# How do you integrate int (4x^3 - 4x^2 - 16x + 7) / ((x + 1) (x -2)) using partial fractions?

Oct 15, 2017

$\int \setminus \frac{4 {x}^{3} - 4 {x}^{2} - 16 x + 7}{\left(x + 1\right) \left(x - 2\right)} \setminus \mathrm{dx} = 2 {x}^{2} - 5 \ln | x + 1 | - 3 \ln | x - 2 | + C$

#### Explanation:

We seek:

$I = \int \setminus \frac{4 {x}^{3} - 4 {x}^{2} - 16 x + 7}{\left(x + 1\right) \left(x - 2\right)} \setminus \mathrm{dx}$

First, we note that the order of the polynomial of the numerator is higher than that of the denominator.
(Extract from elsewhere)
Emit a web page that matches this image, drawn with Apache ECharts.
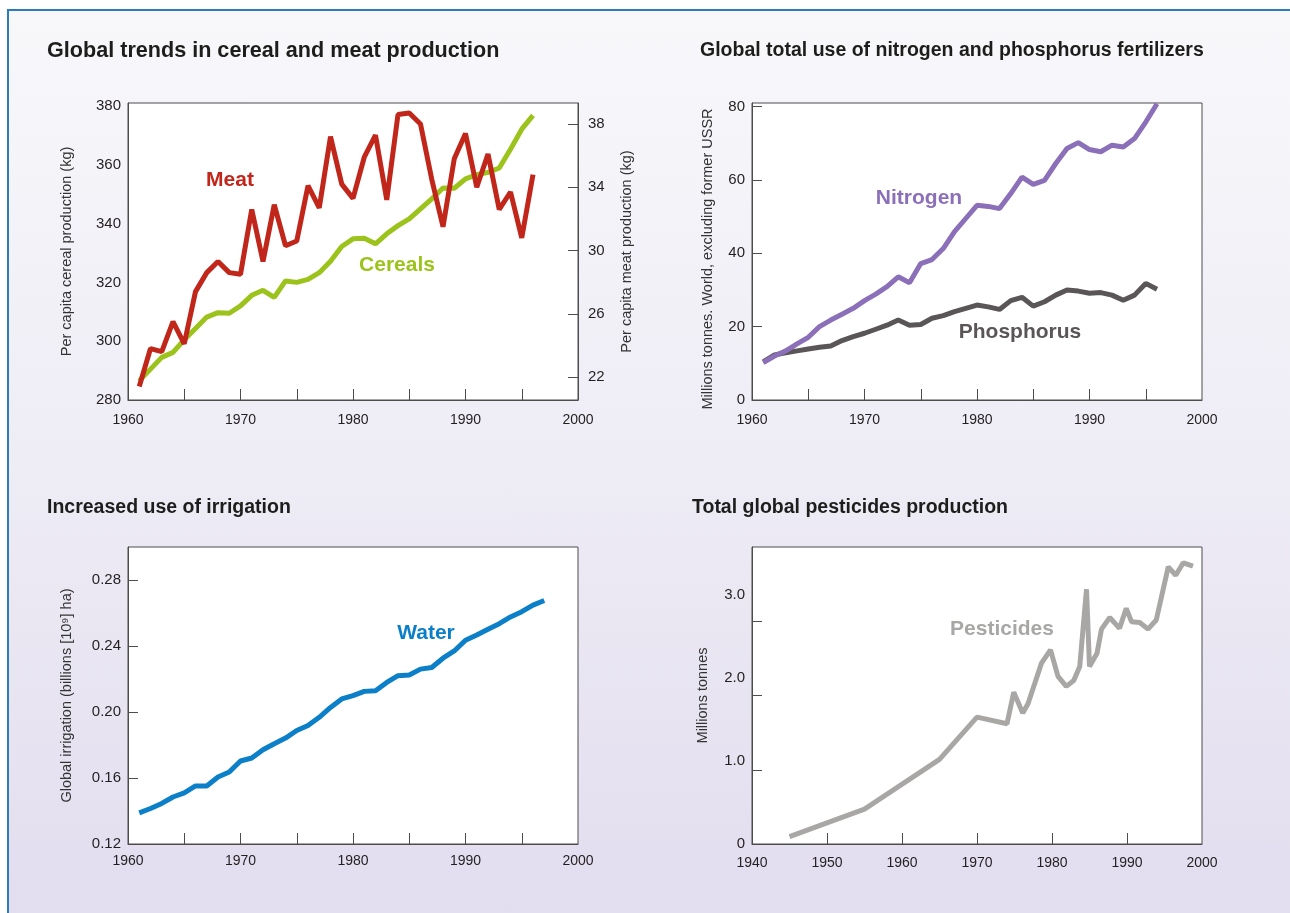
<!DOCTYPE html>
<html>
<head>
<meta charset="utf-8">
<script src="https://cdn.jsdelivr.net/npm/echarts@6/dist/echarts.min.js"></script>
<style>
  html, body { margin: 0; padding: 0; background: #ffffff; width: 1290px; height: 913px; overflow: hidden; }
  #bg { position: absolute; left: 7px; top: 9px; width: 1290px; height: 910px;
        border-top: 2px solid #2b7bbd; border-left: 2px solid #2b7bbd;
        background: linear-gradient(to bottom, #f8f8fb 0%, #eeecf5 50%, #e2ddef 100%); }
  #chart { position: absolute; left: 0; top: 0; width: 1290px; height: 913px; }
</style>
</head>
<body>
<div id="bg"></div>
<div id="chart"></div>
<script>
// ---------- Data ----------
const foodYears = [1961,1962,1963,1964,1965,1966,1967,1968,1969,1970,1971,1972,1973,1974,1975,1976,1977,1978,1979,1980,1981,1982,1983,1984,1985,1986,1987,1988,1989,1990,1991,1992,1993,1994,1995,1996];
const cerealKg = [286.5,290.5,294.5,296.2,300.5,304.3,308.2,309.7,309.5,312.0,315.6,317.3,314.9,320.5,320.0,321.0,323.3,327.2,332.2,334.8,335.0,333.1,336.5,339.3,341.6,345.0,348.4,352.1,352.0,355.2,356.6,357.4,358.9,365.3,372.1,376.8];
const meatKg = [21.4,23.8,23.6,25.5,24.1,27.4,28.6,29.3,28.6,28.5,32.6,29.3,32.9,30.3,30.6,34.1,32.7,37.2,34.2,33.3,35.9,37.3,33.2,38.6,38.7,38.0,34.5,31.5,35.8,37.4,34.0,36.1,32.6,33.7,30.8,34.8];

const fertYears = [1961,1962,1963,1964,1965,1966,1967,1968,1969,1970,1971,1972,1973,1974,1975,1976,1977,1978,1979,1980,1981,1982,1983,1984,1985,1986,1987,1988,1989,1990,1991,1992,1993,1994,1995,1996];
const nitrogenMt = [10.2,12.0,13.4,15.3,17.1,20.0,21.8,23.4,25.0,27.1,28.9,30.9,33.6,32.0,37.2,38.3,41.3,45.9,49.5,53.1,52.8,52.2,56.3,60.8,58.8,59.9,64.5,68.6,70.2,68.3,67.7,69.5,69.0,71.3,75.8,80.8];
const phosphorusMt = [10.4,12.3,12.9,13.4,13.9,14.4,14.7,16.2,17.3,18.2,19.3,20.4,21.8,20.4,20.6,22.3,23.0,24.1,25.0,25.9,25.4,24.7,27.1,28.0,25.6,26.8,28.6,30.0,29.7,29.1,29.3,28.6,27.2,28.6,31.8,30.2];

const waterYears = [1961,1962,1963,1964,1965,1966,1967,1968,1969,1970,1971,1972,1973,1974,1975,1976,1977,1978,1979,1980,1981,1982,1983,1984,1985,1986,1987,1988,1989,1990,1991,1992,1993,1994,1995,1996,1997];
const irrigationBha = [0.1389,0.1415,0.1446,0.1485,0.1510,0.1552,0.1552,0.1606,0.1636,0.1703,0.1721,0.1771,0.1808,0.1842,0.1888,0.1918,0.1968,0.2028,0.2079,0.2099,0.2125,0.2129,0.2179,0.2220,0.2224,0.2260,0.2270,0.2326,0.2370,0.2435,0.2467,0.2501,0.2535,0.2576,0.2608,0.2648,0.2676];

const pestYears = [1945,1955,1965,1970,1974,1974.9,1976.1,1976.8,1978.6,1979.8,1980.8,1981.9,1982.9,1983.7,1984.6,1985.0,1986.0,1986.6,1987.7,1989.0,1989.9,1990.6,1991.7,1992.8,1993.9,1995.5,1996.5,1997.5,1998.8];
const pesticidesMt = [0.09,0.42,1.02,1.53,1.45,1.83,1.58,1.69,2.18,2.34,2.02,1.90,1.97,2.14,3.07,2.14,2.30,2.59,2.73,2.60,2.84,2.68,2.67,2.59,2.70,3.34,3.24,3.39,3.35];

// ---------- Tick labels ----------
const yearLabels6000 = [1960,1970,1980,1990,2000];
const yearTicks6000 = [1965,1970,1975,1980,1985,1990,1995];
const yearLabels4000 = [1940,1950,1960,1970,1980,1990,2000];
const yearTicks4000 = [1950,1960,1970,1980,1990];
const cerealTicks = [280,300,320,340,360,380];
const meatTicks = [22,26,30,34,38];
const fertTicks = [0,20,40,60,80];
const irrigTicks = [0.12,0.16,0.20,0.24,0.28];
const pestLabelTicks = [0,1,2,3];
const pestMarkTicks = [1,2,3];

const titles = [
  'Global trends in cereal and meat production',
  'Global total use of nitrogen and phosphorus fertilizers',
  'Increased use of irrigation',
  'Total global pesticides production'
];

// ---------- Styles ----------
const FONT = '"Liberation Sans", Arial, Helvetica, sans-serif';
const TXT = '#231f20';
const AXC = '#4d4d4d';
const C = { meat:'#c1261b', cereal:'#9bc31c', nitro:'#8b70b9', phos:'#5a5556', water:'#0b7fc7', pest:'#a8a7a6' };
const NAME_STYLE = { color:'#333', fontSize:14.5, fontFamily:FONT };

const pair = (xs, ys) => xs.map((x, i) => [x, ys[i]]);

function xAxisDef(gi, min, max, labels, ticks, margin) {
  return {
    type:'value', gridIndex: gi, min, max,
    axisLine:{ show:true, lineStyle:{ color:AXC, width:1 } },
    axisTick:{ show:true, inside:true, length:11, customValues: ticks, lineStyle:{ color:AXC } },
    axisLabel:{ show:true, customValues: labels, margin, color:TXT, fontSize:14, fontFamily:FONT, formatter:v => String(v) },
    splitLine:{ show:false }
  };
}
function yAxisDef(gi, min, max, labels, ticks, opts) {
  return Object.assign({
    type:'value', gridIndex: gi, min, max, position:'left',
    axisLine:{ show:true, lineStyle:{ color:AXC, width:1 } },
    axisTick: ticks ? { show:true, inside:true, length:10, customValues: ticks, lineStyle:{ color:AXC } } : { show:false },
    axisLabel: labels ? { show:true, customValues: labels, margin:7, color:TXT, fontSize:15, fontFamily:FONT } : { show:false },
    splitLine:{ show:false },
    nameLocation:'middle', nameRotate:90,
    nameTextStyle: NAME_STYLE
  }, opts || {});
}

const gridCommon = { show:true, backgroundColor:'#ffffff', borderColor:AXC, borderWidth:1, containLabel:false, outerBoundsMode:'none' };

const option = {
  backgroundColor:'transparent',
  animation:false,
  title: [
    { text:titles[0], left:47, top:40, size:21.6 },
    { text:titles[1], left:700, top:41, size:19.5 },
    { text:titles[2], left:47, top:498, size:19.5 },
    { text:titles[3], left:692, top:498, size:19.5 }
  ].map(t => ({ text:t.text, left:t.left, top:t.top, padding:0,
    textStyle:{ fontSize:t.size, fontWeight:'bold', color:'#1d1d1b', fontFamily:FONT } })),
  grid: [
    Object.assign({ left:128, top:103, width:450, height:297 }, gridCommon),
    Object.assign({ left:752, top:103, width:450, height:297 }, gridCommon),
    Object.assign({ left:128, top:547, width:450, height:297 }, gridCommon),
    Object.assign({ left:752, top:547, width:450, height:297 }, gridCommon)
  ],
  xAxis: [
    xAxisDef(0, 1960, 2000, yearLabels6000, yearTicks6000, 13),
    xAxisDef(1, 1960, 2000, yearLabels6000, yearTicks6000, 13),
    xAxisDef(2, 1960, 2000, yearLabels6000, yearTicks6000, 10),
    xAxisDef(3, 1940, 2000, yearLabels4000, yearTicks4000, 12)
  ],
  yAxis: [
    // 0: cereals (left)
    yAxisDef(0, 280, 381, cerealTicks, null, { name:'Per capita cereal production (kg)', nameGap:54 }),
    // 1: meat (right)
    yAxisDef(0, 20.545, 39.33, meatTicks, meatTicks, {
      position:'right', name:'Per capita meat production (kg)', nameGap:41,
      axisLabel:{ show:true, customValues: meatTicks, margin:10, color:TXT, fontSize:15, fontFamily:FONT }
    }),
    // 2: fertilizers
    yAxisDef(1, 0, 81, fertTicks, fertTicks, { name:'Millions tonnes. World, excluding former USSR', nameGap:37,
      nameTextStyle:Object.assign({}, NAME_STYLE, { padding:[0,15,0,0] }) }),
    // 3: irrigation
    yAxisDef(2, 0.12, 0.30, irrigTicks, irrigTicks, { name:'Global irrigation (billions [10\u2079] ha)', nameGap:54,
      axisLabel:{ show:true, customValues: irrigTicks, margin:7, color:TXT, fontSize:15, fontFamily:FONT, formatter:v => v.toFixed(2) } }),
    // 4: pesticides (labelled scale)
    yAxisDef(3, 0, 3.58, pestLabelTicks, null, { name:'Millions tonnes', nameGap:41.5,
      axisLabel:{ show:true, customValues: pestLabelTicks, margin:7, color:TXT, fontSize:15, fontFamily:FONT, formatter:v => v === 0 ? '0' : v.toFixed(1) } }),
    // 5: pesticides tick marks (as drawn in the original)
    yAxisDef(3, 0, 4, null, pestMarkTicks, { axisLine:{ show:false } })
  ],
  series: [
    { type:'line', name:'Cereals', xAxisIndex:0, yAxisIndex:0, data:pair(foodYears, cerealKg), showSymbol:false, lineStyle:{ color:C.cereal, width:5 }, z:2 },
    { type:'line', name:'Meat', xAxisIndex:0, yAxisIndex:1, data:pair(foodYears, meatKg), showSymbol:false, lineStyle:{ color:C.meat, width:5 }, z:3 },
    { type:'line', name:'Phosphorus', xAxisIndex:1, yAxisIndex:2, data:pair(fertYears, phosphorusMt), showSymbol:false, lineStyle:{ color:C.phos, width:5 } },
    { type:'line', name:'Nitrogen', xAxisIndex:1, yAxisIndex:2, data:pair(fertYears, nitrogenMt), showSymbol:false, lineStyle:{ color:C.nitro, width:5 } },
    { type:'line', name:'Water', xAxisIndex:2, yAxisIndex:3, data:pair(waterYears, irrigationBha), showSymbol:false, lineStyle:{ color:C.water, width:5 } },
    { type:'line', name:'Pesticides', xAxisIndex:3, yAxisIndex:4, data:pair(pestYears, pesticidesMt), showSymbol:false, lineStyle:{ color:C.pest, width:5 } }
  ],
  graphic: [
    ['Meat', 230, 180, C.meat],
    ['Cereals', 397, 265, C.cereal],
    ['Nitrogen', 919, 198, C.nitro],
    ['Phosphorus', 1020, 332, C.phos],
    ['Water', 426, 633, C.water],
    ['Pesticides', 1002, 629, C.pest]
  ].map(([t, x, y, c]) => ({
    type:'text', x, y, z:100,
    style:{ text:t, fill:c, font:'bold 21px ' + FONT, align:'center', verticalAlign:'middle' }
  }))
};

const chart = echarts.init(document.getElementById('chart'), null, { renderer:'canvas' });
chart.setOption(option);
</script>
</body>
</html>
We therefore have the algebraic equivalent of a "top-heavy" fraction, and so we must first use algebraic long division:

 {: ( , , ul(+4x), ul(" "), ul(" "), ul(" "), ), ( x^2-x-2, ")", +4x^3, -4x^2, -16x, + 7, ), ( , , ul(+4x^3), ul(-4x^2), ul(-8x), ul(" "), -), ( , , , , -8x, +7, ) :}

So, we find:

$\frac{4 {x}^{3} - 4 {x}^{2} - 16 x + 7}{{x}^{2} - x - 2} \equiv 4 x + \frac{- 8 x + 7}{{x}^{2} - x - 2}$

We can now decompose the second term in to partial fractions:

$\frac{- 8 x + 7}{{x}^{2} - x - 2} \equiv \frac{- 8 x + 7}{\left(x + 1\right) \left(x - 2\right)}$
$\text{ } = \frac{A}{x + 1} + \frac{B}{x - 2}$
$\text{ } = \frac{A \left(x - 2\right) + B \left(x + 1\right)}{\left(x + 1\right) \left(x - 2\right)}$

$- 8 x + 7 = A \left(x - 2\right) + B \left(x + 1\right)$

Where $A , B$ are constants that are to be determined. We can find them by substitutions (In practice we do this via the "cover up" method:

Put $x = - 1 \implies 8 + 7 = A \left(- 3\right) \implies A = - 5$
Put $x = + 2 \implies - 16 + 7 = 3 B \implies B = - 3$

So we can now write:

$I = \int \setminus 4 x - \frac{5}{x + 1} - \frac{3}{x - 2} \setminus \mathrm{dx}$

Which now consists of standard integral so we integrate to get:

$I = 2 {x}^{2} - 5 \ln | x + 1 | - 3 \ln | x - 2 | + C$